Honig-Szwarc has used the traditional in order to create the universal.  She has established, through her use of traditional colors and forms in segments of the work, that the present and the future cannot be understood, and may in fact be indecipherable without the layers of history and tradition from which they arose.  And yet, she has simultaneously suggested that from these very layers, new forms emerge, new ways of being.  New understandings that include perhaps the essence of the message conveyed by the Tan Lane window:  That though people may differ in their beliefs, they still complement and nurture each other.  And that it is only through mutual respect and tolerance that one can truly honor the sacred.

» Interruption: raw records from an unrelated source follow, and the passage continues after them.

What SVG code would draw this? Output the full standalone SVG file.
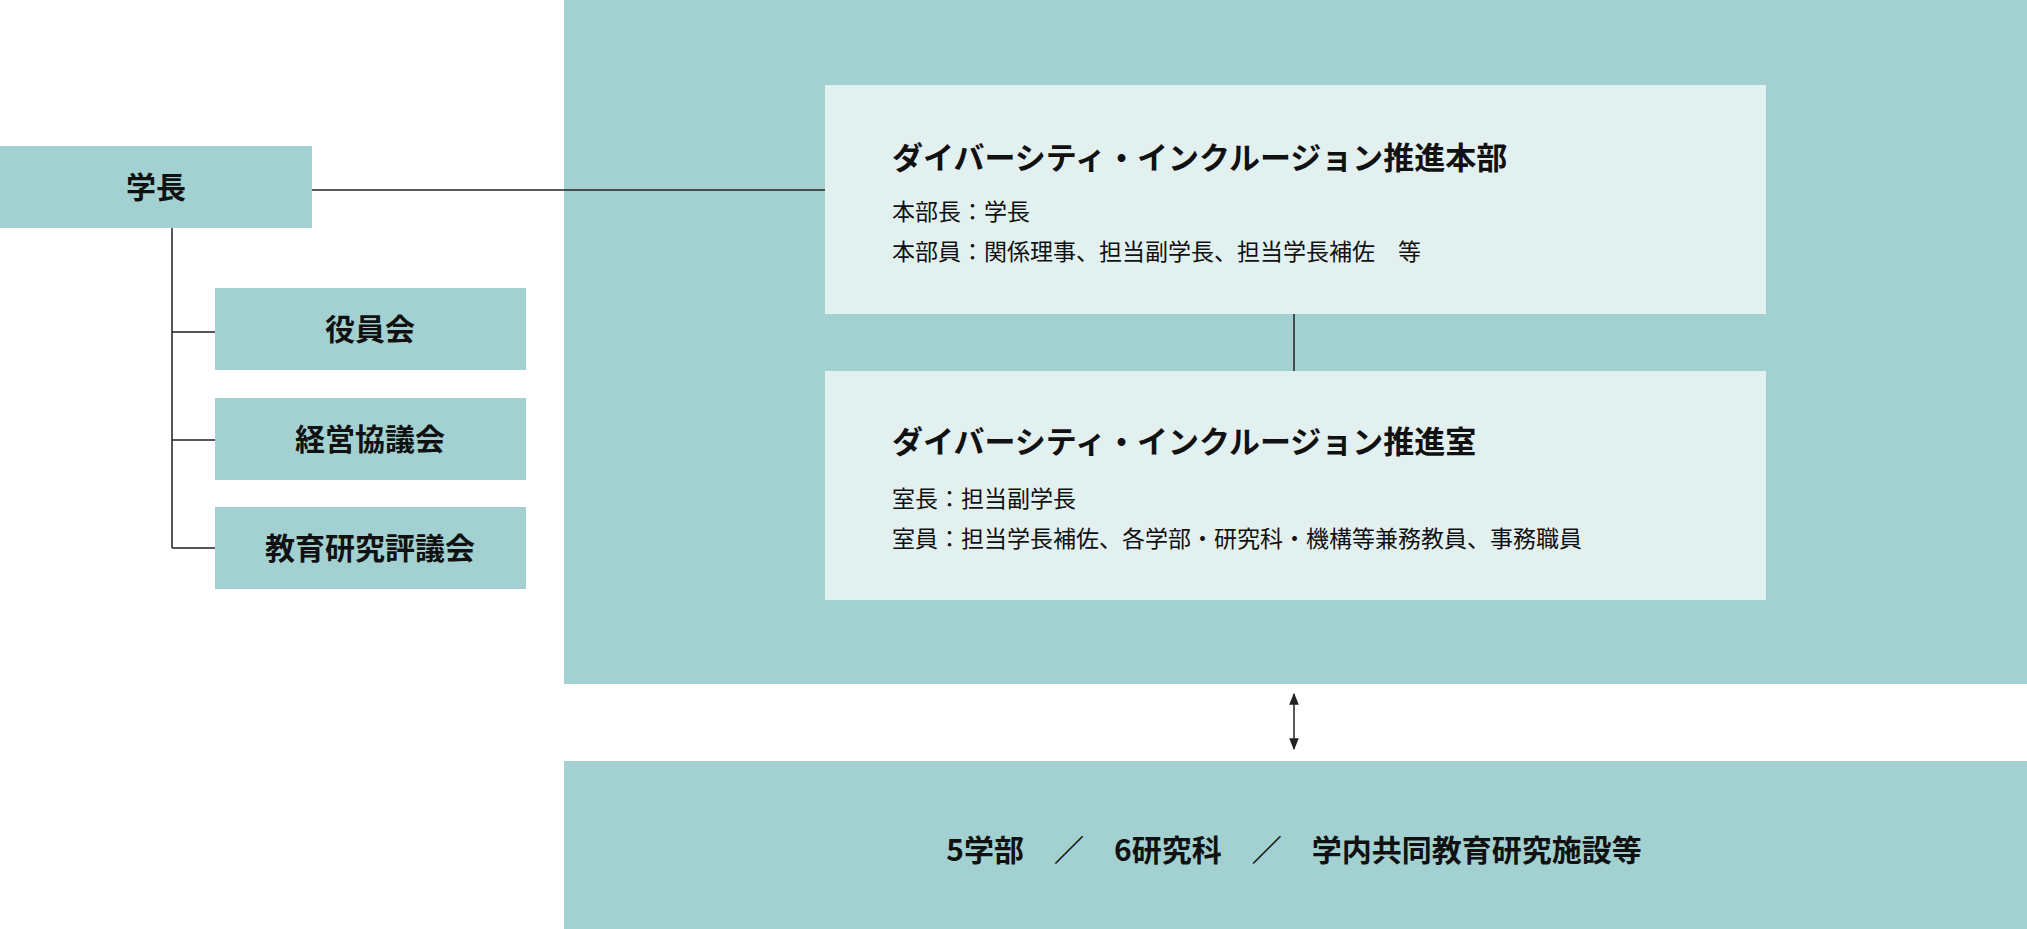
<svg xmlns="http://www.w3.org/2000/svg" width="2027" height="929" viewBox="0 0 2027 929">
<defs>
<style>
.t{fill:#a3d1d2}
.l{fill:#e3f0f0}
text{font-family:"Noto Sans CJK JP","Noto Sans",sans-serif;fill:#111}
.b{font-weight:bold;font-size:30px}
.h{font-weight:bold;font-size:31px}
.s{font-size:23px}
.c{text-anchor:middle}
.ln{stroke:#222;stroke-width:1.5;fill:none}
</style>
<marker id="a" viewBox="0 0 10 10" refX="9" refY="5" markerWidth="8" markerHeight="8" orient="auto-start-reverse"><path d="M0,1 L10,5 L0,9 z" fill="#222"/></marker>
</defs>
<rect width="2027" height="929" fill="#fff"/>
<rect class="t" x="564" y="0" width="1463" height="684"/>
<g id="connectors">
<path class="ln" d="M312,190 H825"/>
<path class="ln" d="M172,228 V548 M172,332 H215 M172,440 H215 M172,548 H215"/>
<path class="ln" d="M1294,314 V371"/>
<path class="ln" d="M1294,694 V749" marker-start="url(#a)" marker-end="url(#a)"/>
</g>
<g id="president"><rect class="t" x="0" y="146" width="312" height="82"/><text class="b c" x="156" y="198">学長</text></g>
<g id="board"><rect class="t" x="215" y="288" width="311" height="82"/><text class="b c" x="370" y="340">役員会</text></g>
<g id="mgmt"><rect class="t" x="215" y="398" width="311" height="82"/><text class="b c" x="370" y="450">経営協議会</text></g>
<g id="edu"><rect class="t" x="215" y="507" width="311" height="82"/><text class="b c" x="370" y="559">教育研究評議会</text></g>
<g id="hq"><rect class="l" x="825" y="85" width="941" height="229"/>
<text class="h" x="892" y="169">ダイバーシティ・インクルージョン推進本部</text>
<text class="s" x="892" y="220">本部長：学長</text>
<text class="s" x="892" y="260">本部員：関係理事、担当副学長、担当学長補佐　等</text></g>
<g id="office"><rect class="l" x="825" y="371" width="941" height="229"/>
<text class="h" x="892" y="453">ダイバーシティ・インクルージョン推進室</text>
<text class="s" x="892" y="507">室長：担当副学長</text>
<text class="s" x="892" y="547">室員：担当学長補佐、各学部・研究科・機構等兼務教員、事務職員</text></g>
<g id="faculties"><rect class="t" x="564" y="761" width="1463" height="168"/>
<text class="b c" x="1294" y="861">5学部　／　6研究科　／　学内共同教育研究施設等</text></g>
</svg>
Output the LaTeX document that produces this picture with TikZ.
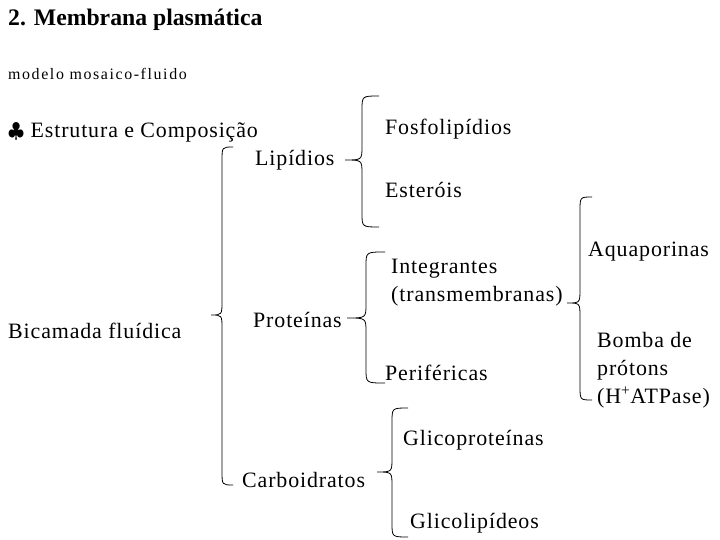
\documentclass[tikz,border=0pt]{standalone}
\usepackage{fontspec}
\setmainfont{Liberation Serif}[LetterSpace=4]
\newfontfamily\titfont{Liberation Serif}
\newfontfamily\modfont{Liberation Serif}[LetterSpace=10]

\begin{document}
\begin{tikzpicture}[x=1bp, y=-1bp, font=\fontsize{22}{28}\selectfont,
  rotulo/.style={anchor=base west, inner sep=0pt, align=left},
  chave/.style={line width=0.8bp}]

\useasboundingbox (0,0) rectangle (720,540);

\node[rotulo, font=\titfont\fontsize{23.8}{28}\selectfont\bfseries] (tit) at (8,26) {2. Membrana plasmática};
\node[rotulo, font=\modfont\fontsize{16}{18}\selectfont] (modelo) at (8,80) {modelo mosaico-fluido};
\node[rotulo] (estrut) at (8,138) {$\clubsuit$ Estrutura e Composição};
\node[rotulo] (bicam) at (8,338) {Bicamada fluídica};

\node[rotulo] (lipid) at (255,166) {Lipídios};
\node[rotulo] (prot) at (253,327) {Proteínas};
\node[rotulo] (carbo) at (242,487) {Carboidratos};

\node[rotulo] (fosfo) at (385,135) {Fosfolipídios};
\node[rotulo] (ester) at (385,198) {Esteróis};
\node[rotulo] (integ) at (391,301) {Integrantes\\(transmembranas)};
\node[rotulo] (perif) at (385,380) {Periféricas};
\node[rotulo] (glicoprot) at (403,445) {Glicoproteínas};
\node[rotulo] (glicolip) at (410,528) {Glicolipídeos};

\node[rotulo] (aqua) at (588,257) {Aquaporinas};
\node[rotulo] (bomba) at (597,403) {Bomba de\\prótons\\(H\textsuperscript{+}ATPase)};

% chaves
\draw[chave] (233,147) .. controls (222,147) .. (222,161) -- (222,301) .. controls (222,315) .. (211,315)
  .. controls (222,315) .. (222,329) -- (222,471) .. controls (222,485) .. (233,485);
\draw[chave] (379,96) .. controls (362,96) .. (362,110) -- (362,146) .. controls (362,160) .. (345,160)
  .. controls (362,160) .. (362,174) -- (362,213) .. controls (362,227) .. (379,227);
\draw[chave] (385,252) .. controls (366,252) .. (366,266) -- (366,304) .. controls (366,318) .. (347,318)
  .. controls (366,318) .. (366,332) -- (366,369) .. controls (366,383) .. (385,383);
\draw[chave] (592,197) .. controls (580,197) .. (580,211) -- (580,289) .. controls (580,303) .. (567,303)
  .. controls (580,303) .. (580,317) -- (580,386) .. controls (580,400) .. (592,400);
\draw[chave] (408,408) .. controls (392,408) .. (392,422) -- (392,458) .. controls (392,472) .. (377,472)
  .. controls (392,472) .. (392,486) -- (392,523) .. controls (392,537) .. (408,537);

\end{tikzpicture}
\end{document}
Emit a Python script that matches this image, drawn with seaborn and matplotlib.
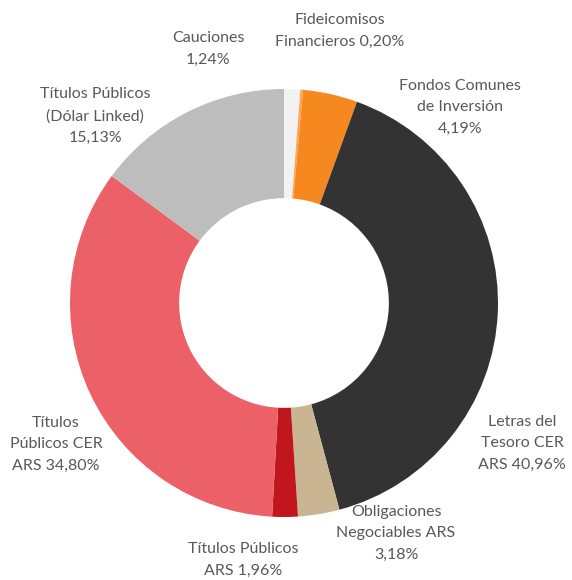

Michelle Honig-Szwarc worked closely with the Phillips Exeter Academy Church Committee, whose invaluable input informed the various stages of the project, from early design until completion of a full-scale painting of the window.

Following that stage, Honig-Szwarc collaborated with Lyn Hovey studio, one of the country’s leading stained glass studios, to produce the Tan Lane window.  Lyn Hovey Studio, which was responsible for all of the stained and leaded glass restoration in the church, brought its tremendous expertise to the fabrication of this window. 

Some of the challenges of executing the design involved rendering the transfiguration and intermingling of color without inserting additional lead lines that would detract from the sense of emanating light and flow.  This was expertly resolved through a combination of plating, etching, gluing and other techniques, resulting in a truthful rendering of Honig-Szwarc’s original design.